Darrell "The Tomato Man" Merrell couldn't agree more. "I was looking for vegetables that had the flavor I remember as a kid," he says, "and started growing heirloom tomatoes for my own table." Now Merrell grows and sells heirloom tomato plants on a retail level in his hometown of Tulsa, Oklahoma, where he also founded the Sooner State Heirloom Seed S ociety. "I'd say 95% of people will not save seeds. But after tasting heirlooms, they will buy the plants or the actual veggies if they can find them." Merrell typically sells 20,000 heirloom plants annually, growing out 60 to 80 varieties each year.

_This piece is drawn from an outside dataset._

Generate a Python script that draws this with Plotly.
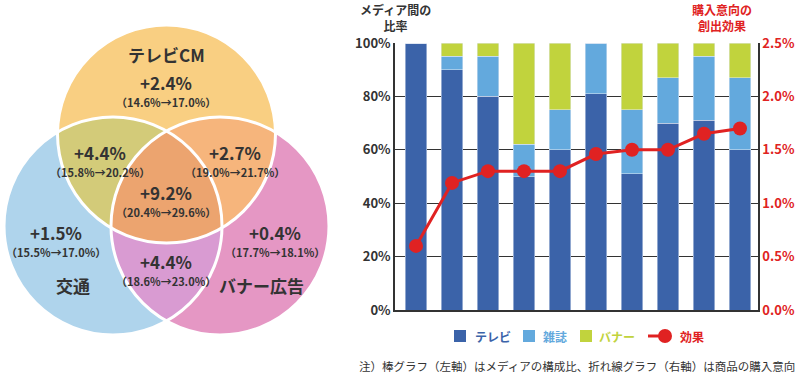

Thus matter of taste cannot be stressed enough. Flavor is the criterion for heirloom varieties. Even market growers are discovering that people will pay a premium for veggies that taste like veggies. Joe Cavanaugh of Delaware, New Jersey, started Garden State Heirloom Seed Society to promote the idea that market gardeners can make money with heirlooms - either at farm stands, farmers markets or through retail establishments. He currently has 93 growers in his organization, and two supermarket chains have just agreed to stock their output. Similar organizations, modeled on Cavanaugh's, are starting up in Oklahoma, New York and Rhode Island.

But while the retail market for heirloom veggies continues to bloom, it is in the home garden that these varieties truly stand to find their niche - and not just because of their unbeatable taste. Heirlooms are perfect for your backyard plot; here's why:

Staggered ripening dates. Hybrids are designed to ripen more or less at the same time to facilitate mechanized harvesting. But for the home gardener, vegetables that ripen over time make more sense, as they are used on an ongoing basis.

Size, color and varietal choice. Hybrids are designed to have uniform color, size and shape. Any tomato that isn't red, for instance, is considered a "specialty" item. Similarly, all snap beans should be green, all eggplants black, etc. Not only is this lack of biodiversity dangerous, it encourages the belief that these are the only choices. Not so. Heirloom vegetables are available in an amazing number of varieties. In addition to the aforementioned 600 kinds of tomato there are dozens of choices among pole beans, a number of cucumber varietals, and every conceivable shape, size and color of squash.